Pelo buraco aberto por este OFNI na delicada tessitura do idioma eis que o nosso
pensamento se precipita, vezes sem conta, num torvelinho de consequências desastrosas.
A primeira consequência é tornar obsoleta a palavra ÊXITO, remetendo-a para
o museu das velharias semânticas. A segunda consequência é apagar a diferença
entre um empreendimento humano e a sua conclusão - imprevisível porque bipolar
(êxito OU malogro) - que passa a ser, por decreto, previsível: "sucesso=êxito".
A terceira (e a mais viciosa) é aceitar como natural uma escatologia do "sucesso"
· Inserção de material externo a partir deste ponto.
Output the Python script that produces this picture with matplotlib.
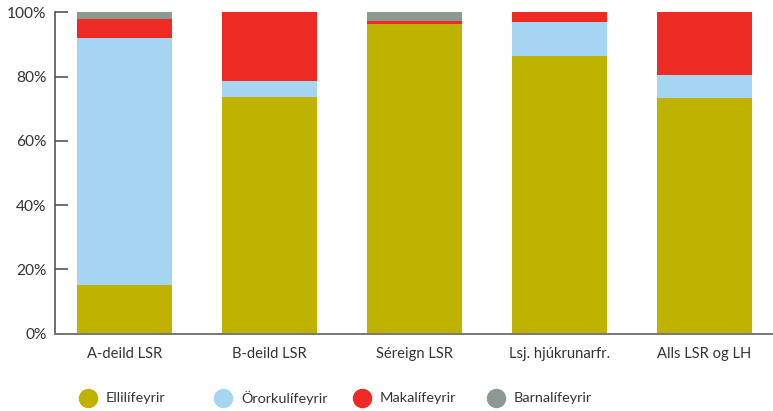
import matplotlib
matplotlib.use("Agg")
import matplotlib.pyplot as plt
from matplotlib.lines import Line2D
import numpy as np

plt.rcParams['font.family'] = ['Lato', 'DejaVu Sans']

funds = ["A-deild LSR", "B-deild LSR", "Séreign LSR", "Lsj. hjúkrunarfr.", "Alls LSR og LH"]
series = ["Ellilífeyrir", "Örorkulífeyrir", "Makalífeyrir", "Barnalífeyrir"]
colors = ["#C0B300", "#A6D5F2", "#EE2A24", "#8C9A8F"]

# share of payments in percent, per fund
elli = [15.1, 73.8, 96.3, 86.3, 73.5]
ororku = [77.1, 5.0, 0.0, 10.6, 6.9]
maka = [5.9, 21.2, 1.2, 3.1, 19.6]
barna = [1.9, 0.0, 2.5, 0.0, 0.0]
values = [elli, ororku, maka, barna]

fig = plt.figure(figsize=(7.73, 4.11), dpi=100)
ax = fig.add_axes([55/773, 1 - 333.5/411, 1 - 55/773, 321/411])

x = np.arange(len(funds))
bottom = np.zeros(len(funds))
for vals, col, name in zip(values, colors, series):
    ax.bar(x, vals, width=0.655, bottom=bottom, color=col, label=name, linewidth=0)
    bottom += np.array(vals)

ax.set_xlim(-0.479, 4.472)
ax.set_ylim(0, 100)
ax.set_yticks([0, 20, 40, 60, 80, 100])
ax.set_yticklabels([f"{v}%" for v in range(0, 101, 20)])
ax.set_xticks(x)
ax.set_xticklabels(funds)

for s in ["top", "right"]:
    ax.spines[s].set_visible(False)
ax.spines["left"].set_color("#555555")
ax.spines["left"].set_linewidth(1.2)
ax.spines["bottom"].set_color("#777777")
ax.spines["bottom"].set_linewidth(1.4)

ax.tick_params(axis="y", direction="in", length=9, width=1.2, color="#555555",
               labelsize=11.2, labelcolor="#333333", pad=6)
ax.tick_params(axis="x", length=0, labelsize=10.6, labelcolor="#333333", pad=10)

# legend row
leg_x = [88, 223, 362, 496]
for px, col, name in zip(leg_x, colors, series):
    fig.add_artist(Line2D([px / 773], [1 - 398 / 411], marker="o", markersize=13,
                          color=col, linestyle="none", transform=fig.transFigure))
    fig.text((px + 18) / 773, 1 - 398 / 411, name, fontsize=10.4, color="#333333",
             va="center", ha="left")

fig.savefig("out.png", dpi=100)
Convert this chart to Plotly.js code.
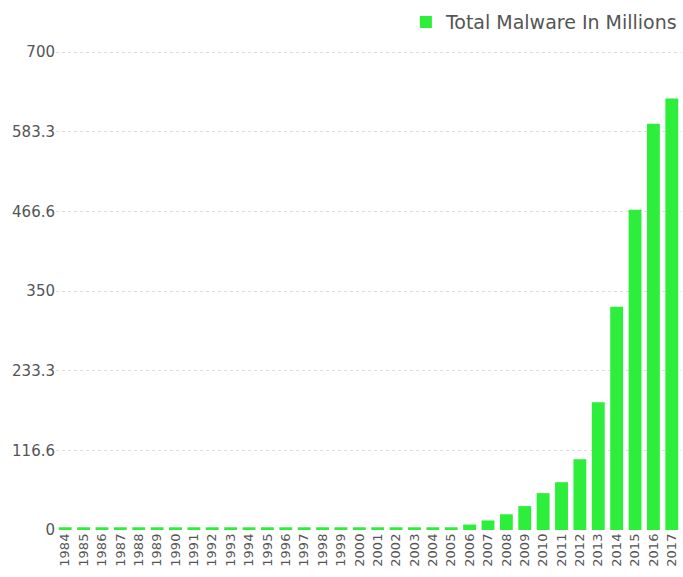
<!DOCTYPE html>
<html>
<head>
<meta charset="utf-8">
<script src="https://cdn.plot.ly/plotly-3.0.1.min.js"></script>
<style>html,body{margin:0;padding:0;background:#fff;}#chart{width:683px;height:577px;}</style>
</head>
<body>
<div id="chart"></div>
<script>
const years = ["1984","1985","1986","1987","1988","1989","1990","1991","1992","1993","1994","1995","1996","1997","1998","1999","2000","2001","2002","2003","2004","2005","2006","2007","2008","2009","2010","2011","2012","2013","2014","2015","2016","2017"];
const malwareMillions = [4,4,4,4,4,4,4,4,4,4,4,4,4,4,4,4,4,4,4,4,4,4,8,14,23,35,54,70,103.5,187,327,469,595,632];
const yTickVals = [0,116.6,233.3,350,466.6,583.3,700];
const yTickText = ["0","116.6","233.3","350","466.6","583.3","700"];
const seriesName = "Total Malware In Millions";

const trace = {
  type: "bar",
  x: years,
  y: malwareMillions,
  name: seriesName,
  marker: {color: "#2DEE3A"},
  showlegend: true,
  hoverinfo: "x+y"
};

const layout = {
  width: 683,
  height: 577,
  margin: {l: 56, r: 0, t: 50, b: 47, pad: 0},
  paper_bgcolor: "#fff",
  plot_bgcolor: "#fff",
  bargap: 0.3,
  font: {family: "'DejaVu Sans', sans-serif", color: "#555"},
  showlegend: true,
  legend: {
    orientation: "h",
    x: 1.003, xanchor: "right",
    y: 1.058, yanchor: "middle",
    font: {size: 19, color: "#555"},
    itemsizing: "constant"
  },
  xaxis: {
    type: "category",
    tickangle: -90,
    tickfont: {size: 13, color: "#555"},
    showgrid: false,
    showline: false,
    zeroline: false,
    ticks: ""
  },
  yaxis: {
    range: [0, 703],
    tickmode: "array",
    tickvals: yTickVals,
    ticktext: yTickText,
    tickfont: {size: 15, color: "#555"},
    showgrid: true,
    gridcolor: "#dddddd",
    griddash: "dot",
    gridwidth: 1,
    zeroline: false,
    showline: false,
    ticks: ""
  }
};

Plotly.newPlot("chart", [trace], layout, {displayModeBar: false, staticPlot: true});
</script>
</body>
</html>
baseada no filosofema "sucesso significa ocupar espaço".
ESCATOLOGIA DO SUCESSO
Por esta altura já deverá ser evidente que frases como "Portugal,
um país de sucesso" ou "a canção X tem sido um sucesso" só são entendiveis se
nos dispusermos a ver nelas não frases portuguesas mas frases brutuguesas, onde
"sucesso" ocupou o espaço de "êxito". Deixo aos leitores a tarefa de procurar
exemplos das desventuras da palavra ÊXITO, certo de que encontrarão muitos.
Volto à 3ª consequência. O filosofema "sucesso é ocupar espaço"
nasceu na gíria militar, onde "sucesso" significa, desde há muito, "conquista
de posição de relevo ao inimigo". Os guerreiros não costumam primar por aquilo
que Pascal denominava "finura de análise" (esprit de finesse), sendo mais propensos
a um certo "modo geométrico de pensar" (esprit de géometrie) que alguns observadores
mais mordazes qualificam de "obtuso" ou "quadrado". Sendo assim, não surpreende
que este OFNI tenha nascido nesse grupo. O que surpreende é a velocidade com
que ele foi invadindo todas as àreas do discurso. Mais surpreendente ainda é
verificar que ele domina o modo de falar acerca da instituição que se poderia
presumir ser o último refúgio da aliança entre a "finura de análise" e o "modo
geométrico de análise": a escola. Pois como os leitores se poderão dar conta,
em Brutuguês não se fala do êxito que pode ter o ensino proporcionado pela escola,
mas tão só do acontecimento, do sucesso, que resulta de nela existirem pessoas
que empreendem ensinar e aprender.
Tinha a sensação que esta espantosa adulteração de significados
era muito recente. E lembrei-me de consultar o texto da Constituição da República
para o verificar. Não me enganei. O número 1 do artigo 74 (Ensino) reza assim:
"Todos têm direito ao ensino com garantia de igualdade de oportunidades de acesso
e êxito escolar". Reparem: "acesso e ÊXITO escolar", não "acesso e SUCESSO escolar".
Este enunciado, introduzido em 1982, permaneceu intacto até hoje. Sendo assim,
nada está perdido. O Brutuguês ainda não fez estragos irremediáveis.